Lucia seems to remember the event clearly, but the artist's account, in the absence of proofs that state otherwise, would have to be preponderant. One tends to assume they could have been ordered over the phone because Moholy was an enthusiast of new technologies in general and of telecommunications in particular. In the book "Painting, Photography, Film" [22], originally published in 1925, he reproduced two "wireless telegraphed photographs" and a sequence of two images he described as examples of "telegraphed cinema" -- all by Prof. A. Korn.
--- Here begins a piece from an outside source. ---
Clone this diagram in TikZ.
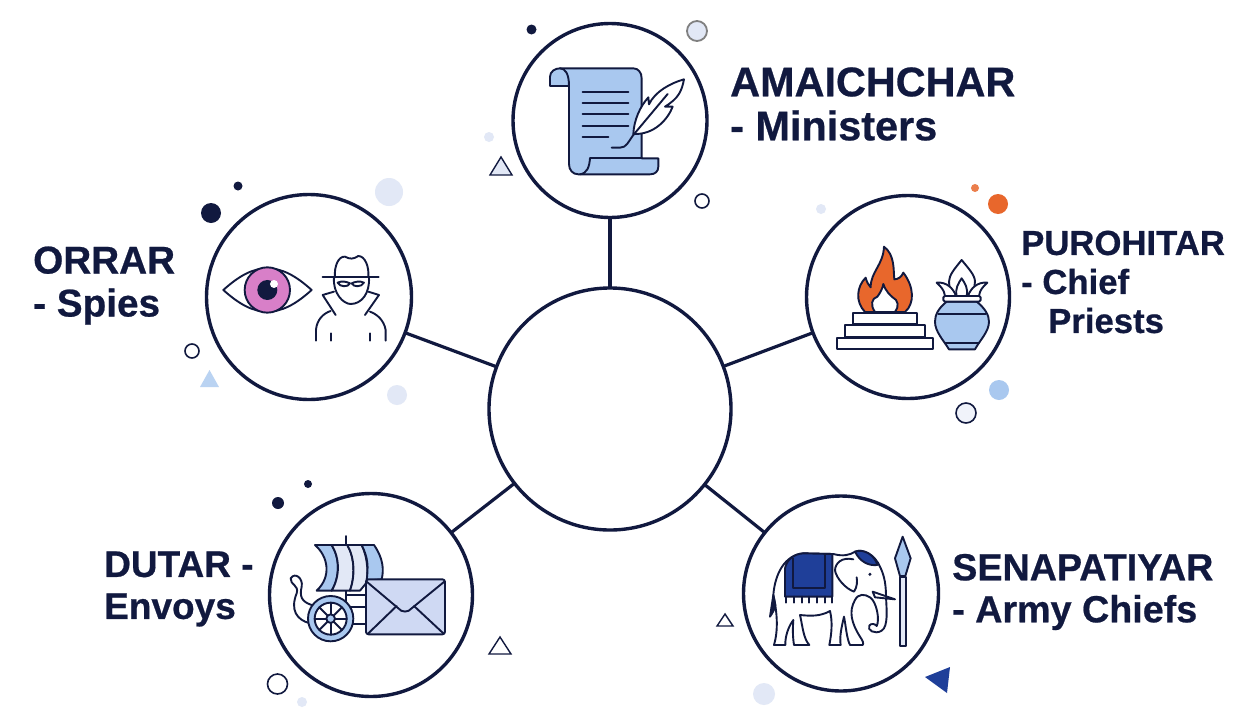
\documentclass[tikz,border=0pt]{standalone}
\usepackage{fontspec}
\setmainfont[BoldFeatures={FakeBold=0.6}]{Liberation Sans}
\definecolor{navy}{HTML}{11193F}
\definecolor{softblue}{HTML}{A9C8EF}
\definecolor{paleblue}{HTML}{E2E8F6}
\definecolor{envblue}{HTML}{CFD9F3}
\definecolor{deepblue}{HTML}{1F3F99}
\definecolor{flame}{HTML}{E8672C}
\definecolor{iris}{HTML}{D87FC8}
\begin{document}
\begin{tikzpicture}[x=1pt, y=-1pt, node distance=100pt]
    \tikzstyle{link} = [line width=3.2pt, draw=navy]
    \tikzstyle{role} = [circle, inner sep=0pt, outer sep=0pt, line width=3.4pt, draw=navy, fill=white]
    \tikzstyle{title} = [anchor=west, align=left, inner sep=0pt, text=navy, font=\bfseries]
    \tikzstyle{icon} = [x=0.3333pt, y=-0.3333pt, line width=1.9pt, draw=navy, line join=round, line cap=round]
    \useasboundingbox (0,0) rectangle (1260,718);
    \fill[white] (0,0) rectangle (1260,718);

    \node[role, minimum size=242pt] at (610,409) (hub){};
    \node[role, minimum size=194pt, above of = hub, yshift = 188.5pt](amaichchar){};
    \node[role, minimum size=203pt, right of = hub, xshift = 198pt, yshift = 112pt](purohitar){};
    \node[role, minimum size=195pt, right of = hub, xshift = 131pt, yshift = -184.5pt](senapatiyar){};
    \node[role, minimum size=203pt, left of = hub, xshift = -139pt, yshift = -186pt](dutar){};
    \node[role, minimum size=205pt, left of = hub, xshift = -201pt, yshift = 112pt](orrar){};

    \draw[link](hub)--(amaichchar);
    \draw[link](hub)--(purohitar);
    \draw[link](hub)--(senapatiyar);
    \draw[link](hub)--(dutar);
    \draw[link](hub)--(orrar);

    \node[right of = amaichchar, xshift = 20pt, yshift = 16.5pt, title, font=\bfseries\fontsize{41.4}{44}\selectfont](t1){AMAICHCHAR\\- Ministers};
    \node[right of = purohitar, xshift = 13pt, yshift = 15pt, title, font=\bfseries\fontsize{34.7}{39}\selectfont](t2){PUROHITAR\\- Chief\\\hspace*{27pt}Priests};
    \node[right of = senapatiyar, xshift = 11pt, yshift = 1.5pt, title, font=\bfseries\fontsize{37.7}{42}\selectfont](t3){SENAPATIYAR\\- Army Chiefs};
    \node[left of = dutar, xshift = -167pt, yshift = 6pt, title, font=\bfseries\fontsize{37}{42}\selectfont](t4){DUTAR -\\Envoys};
    \node[left of = orrar, xshift = -176pt, yshift = 11.5pt, title, font=\bfseries\fontsize{38.7}{43}\selectfont](t5){ORRAR\\- Spies};

    \foreach \px/\py/\rr in {531.5/29.5/5, 278/503/6, 308/484/4, 211/213/10, 238/186/4.5}
        \fill[navy] (\px,\py) circle (\rr);
    \foreach \px/\py/\rr in {489/137/5, 821/209/5, 764/694/11, 302/702/5, 389/192/14, 397/395/10}
        \fill[paleblue] (\px,\py) circle (\rr);
    \foreach \px/\py/\rr in {702/201/7, 277.5/684/10, 192/351/7}
        \draw[navy, line width=1.6pt, fill=white] (\px,\py) circle (\rr);
    \draw[line width=1.8pt, draw=gray, fill=paleblue] (697,31) circle (10);
    \draw[line width=1.6pt, draw=navy, fill=paleblue!50] (966,413) circle (10);
    \fill[flame!85] (975,188) circle (4);
    \fill[flame] (998,204) circle (10);
    \fill[softblue] (999,390) circle (10);
    \draw[line width=1.4pt, draw=navy, fill=paleblue] (490,175)--(501,157)--(512,175)--cycle;
    \draw[line width=1.4pt, draw=navy, fill=white] (717,626)--(725,614)--(733,626)--cycle;
    \draw[line width=1.4pt, draw=navy, fill=white] (489,654)--(500,637)--(511,654)--cycle;
    \fill[softblue!80] (200,387)--(209.5,370)--(219,387)--cycle;
    \fill[deepblue] (925,677)--(950,667)--(947,693)--cycle;

    \begin{scope}[shift={(500,10)}, icon]
        \draw[fill=softblue] (150,228)--(150,200) .. controls (150,185) and (165,175) .. (180,175)--(400,175) .. controls (415,175) and (425,188) .. (425,205)--(425,445)--(475,445)--(475,470) .. controls (475,485) and (465,493) .. (450,493)--(235,493) .. controls (218,493) and (207,480) .. (207,462)--(207,228)--cycle;
        \draw (180,175) .. controls (195,175) and (207,190) .. (207,228);
        \draw (270,445)--(425,445);
        \draw (270,445) .. controls (268,470) and (262,490) .. (240,493);
        \foreach \ly in {246,280,313,347}
            \draw (248,\ly)--(385,\ly);
        \draw (248,380)--(325,380);
        \draw (335,413)--(360,413) .. controls (380,413) and (385,395) .. (400,375);
        \draw[fill=white] (400,372) .. controls (402,330) and (420,290) .. (445,262) -- (447,283) .. controls (465,245) and (510,220) .. (552,208) .. controls (545,245) and (535,265) .. (495,290)--(518,290) .. controls (505,325) and (465,375) .. (400,372)--cycle;
        \draw (400,375)--(503,252);
    \end{scope}

    \begin{scope}[shift={(800,180)}, icon]
        \draw[fill=flame] (195,396) .. controls (165,365) and (170,320) .. (197,293) .. controls (200,305) and (205,315) .. (212,322) .. controls (212,275) and (250,255) .. (252,200) .. controls (285,225) and (280,270) .. (283,298) .. controls (295,298) and (305,290) .. (310,278) .. controls (342,320) and (345,370) .. (315,396)--cycle;
        \draw[fill=white] (225,396) .. controls (210,375) and (215,355) .. (232,350) .. controls (240,340) and (248,325) .. (250,312) .. controls (258,335) and (270,345) .. (278,352) .. controls (295,360) and (298,380) .. (285,396)--cycle;
        \draw[fill=white] (110,473) rectangle (400,508);
        \draw[fill=white] (135,435) rectangle (375,470);
        \draw[fill=white] (158,398) rectangle (350,432);
        \draw[fill=white] (485,240) .. controls (465,265) and (447,285) .. (447,305) .. controls (447,325) and (455,340) .. (465,348)--(505,348) .. controls (515,340) and (525,325) .. (525,305) .. controls (525,285) and (505,265) .. (485,240)--cycle;
        \draw[fill=white] (410,308) .. controls (440,305) and (460,325) .. (468,348)--(435,348) .. controls (432,330) and (425,322) .. (410,308)--cycle;
        \draw[fill=white] (562,308) .. controls (532,305) and (512,325) .. (504,348)--(537,348) .. controls (540,330) and (547,322) .. (562,308)--cycle;
        \draw[fill=white] (485,295) .. controls (475,310) and (465,325) .. (470,348)--(500,348) .. controls (505,325) and (495,310) .. (485,295)--cycle;
        \draw[fill=softblue] (440,365) .. controls (415,385) and (405,405) .. (405,425) .. controls (405,455) and (430,480) .. (447,508)--(525,508) .. controls (540,480) and (567,455) .. (567,425) .. controls (567,405) and (555,385) .. (530,365)--cycle;
        \draw (415,403)--(557,403);
        \draw (436,490)--(537,490);
        \draw[fill=white, rounded corners=1.5pt] (430,348) rectangle (542,365);
    \end{scope}

    \begin{scope}[shift={(720,480)}, icon]
        \draw[fill=white] (160,345) .. controls (165,280) and (195,225) .. (250,220)--(340,222) .. controls (370,230) and (390,225) .. (405,215) .. controls (430,205) and (465,225) .. (480,260) .. controls (495,290) and (498,320) .. (498,350) .. controls (500,390) and (505,440) .. (485,452) .. controls (465,465) and (440,450) .. (448,437) .. controls (452,430) and (465,430) .. (470,438) .. controls (480,420) and (470,365) .. (450,352) .. controls (435,342) and (415,340) .. (405,360) .. controls (385,395) and (395,430) .. (420,470) .. controls (428,482) and (432,490) .. (428,495)--(390,495) .. controls (380,475) and (378,440) .. (372,410) .. controls (365,440) and (358,470) .. (362,495)--(328,495) .. controls (335,460) and (338,425) .. (330,393) .. controls (300,410) and (270,408) .. (240,405) .. controls (248,440) and (250,475) .. (268,495)--(222,495) .. controls (218,470) and (218,445) .. (220,420) .. controls (205,440) and (195,470) .. (196,495)--(162,495) .. controls (175,450) and (172,400) .. (160,345)--cycle;
        \draw[fill=navy] (160,345)--(150,410) .. controls (160,395) and (165,385) .. (166,375)--cycle;
        \draw[fill=deepblue] (195,350)--(195,265) .. controls (200,240) and (220,222) .. (250,220)--(337,222)--(337,350)--cycle;
        \draw (218,235)--(218,325)--(315,325)--(315,225);
        \foreach \fx in {197,222,245,268,292,315,335}
            \draw (\fx,350)--(\fx,368);
        \draw[fill=deepblue] (405,215) .. controls (430,205) and (465,225) .. (472,255) .. controls (445,258) and (420,245) .. (405,215)--cycle;
        \draw[fill=white] (400,238) .. controls (365,230) and (345,250) .. (345,272) .. controls (350,295) and (375,325) .. (402,335) .. controls (412,320) and (412,305) .. (410,292);
        \fill[navy] (450,283) circle (5);
        \draw[fill=white] (458,335)--(525,358)--(465,352)--cycle;
        \draw[fill=paleblue] (540,290) rectangle (557,497);
        \draw[fill=softblue] (548,170)--(572,235)--(556,288)--(540,288)--(525,235)--cycle;
    \end{scope}

    \begin{scope}[shift={(260,470)}, icon]
        \draw[fill=white] (150,460) .. controls (110,450) and (90,420) .. (110,370) .. controls (118,345) and (90,345) .. (92,325) .. controls (105,305) and (130,325) .. (125,350) .. controls (118,380) and (125,395) .. (155,405);
        \draw (259,198)--(259,460);
        \draw (259,375)--(320,375);
        \draw (259,410)--(320,410);
        \draw (150,462)--(320,462);
        \draw[fill=softblue] (165,225)--(215,225) .. controls (240,265) and (240,320) .. (215,362)--(170,362) .. controls (215,320) and (205,260) .. (165,225)--cycle;
        \draw[fill=paleblue] (215,225)--(262,225) .. controls (285,265) and (285,320) .. (270,362)--(215,362) .. controls (240,320) and (240,265) .. (215,225)--cycle;
        \draw[fill=paleblue] (262,225)--(305,225) .. controls (325,265) and (325,320) .. (318,340)--(300,362)--(270,362) .. controls (285,320) and (285,265) .. (262,225)--cycle;
        \draw[fill=softblue] (305,225)--(342,225) .. controls (370,265) and (372,300) .. (365,328)--(320,332) .. controls (325,290) and (325,265) .. (305,225)--cycle;
        \draw[fill=softblue] (212,446) circle (68);
        \draw[fill=white] (212,446) circle (48);
        \foreach \sa in {0,45,...,315}
            \draw (212,446)--++(\sa:48);
        \draw[fill=softblue] (212,446) circle (13);
        \draw[fill=envblue, rounded corners=2.5pt] (318,328) rectangle (555,493);
        \draw (320,335)--(415,415) .. controls (425,428) and (445,428) .. (455,415)--(553,335);
        \draw (325,490)--(410,408);
        \draw (550,490)--(462,408);
    \end{scope}

    \begin{scope}[shift={(180,170)}, icon]
        \draw[fill=white] (130,360) .. controls (180,315) and (220,295) .. (262,295) .. controls (305,295) and (345,315) .. (395,360) .. controls (345,405) and (305,425) .. (262,425) .. controls (220,425) and (180,405) .. (130,360)--cycle;
        \draw[fill=iris, draw=navy] (262,360) circle (68);
        \fill[navy] (262,360) circle (30);
        \fill[white] (282,342) circle (12);
        \draw (428,322)--(596,322);
        \draw (465,322) .. controls (462,290) and (475,258) .. (495,260) .. controls (510,268) and (520,268) .. (535,258) .. controls (555,258) and (568,290) .. (565,322);
        \draw (462,322) .. controls (458,370) and (490,402) .. (512,402) .. controls (545,402) and (570,370) .. (567,322);
        \draw (473,338) .. controls (485,332) and (500,335) .. (510,340) .. controls (505,352) and (480,352) .. (473,338)--cycle;
        \draw (552,338) .. controls (540,332) and (525,335) .. (515,340) .. controls (520,352) and (545,352) .. (552,338)--cycle;
        \draw (462,365)--(428,375)--(467,435);
        \draw (565,365)--(597,375)--(555,435);
        \draw (408,512)--(408,480) .. controls (410,450) and (430,430) .. (452,423);
        \draw (617,512)--(617,480) .. controls (612,450) and (590,432) .. (570,425);
        \draw (454,490)--(454,512);
        \draw (571,490)--(571,512);
    \end{scope}
\end{tikzpicture}
\end{document}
In the same book, Moholy seems to conclude this chapter by launching an early call for new art forms to emerge out of the age of telecommunications:

 

Men still kill one another, they have not yet understood how they live, why they live; politicians fail to observe that the earth is an entity, yet television has been invented: the 'Far Seer' -- tomorrow we shall be able to look into the heart of our fellow-man, be everywhere and yet be alone. (...) With the development of photo-telegraphy, which enables reproductions and accurate illustrations to be made instantaneously, even philosophical works will presumably use the same means -- though on a higher plane -- as the present day American magazines. [23]



19 - Laszlo Moholy-Nagy, The New Vision and Abstract of an Artist (New York: Wittenborn, 1947), p. 79.

21 - Sybil Moholy-Nagy, Moholy-Nagy; Experiment in Totality (Massachusetts: MIT Press, 1969), p XV.

22 - Laszlo Moholy-Nagy, Painting, Photography, Film (Massachusetts: MIT Press, 1987).

23 - Moholy-Nagy [Painting, Photography, Film], pp. 38-39.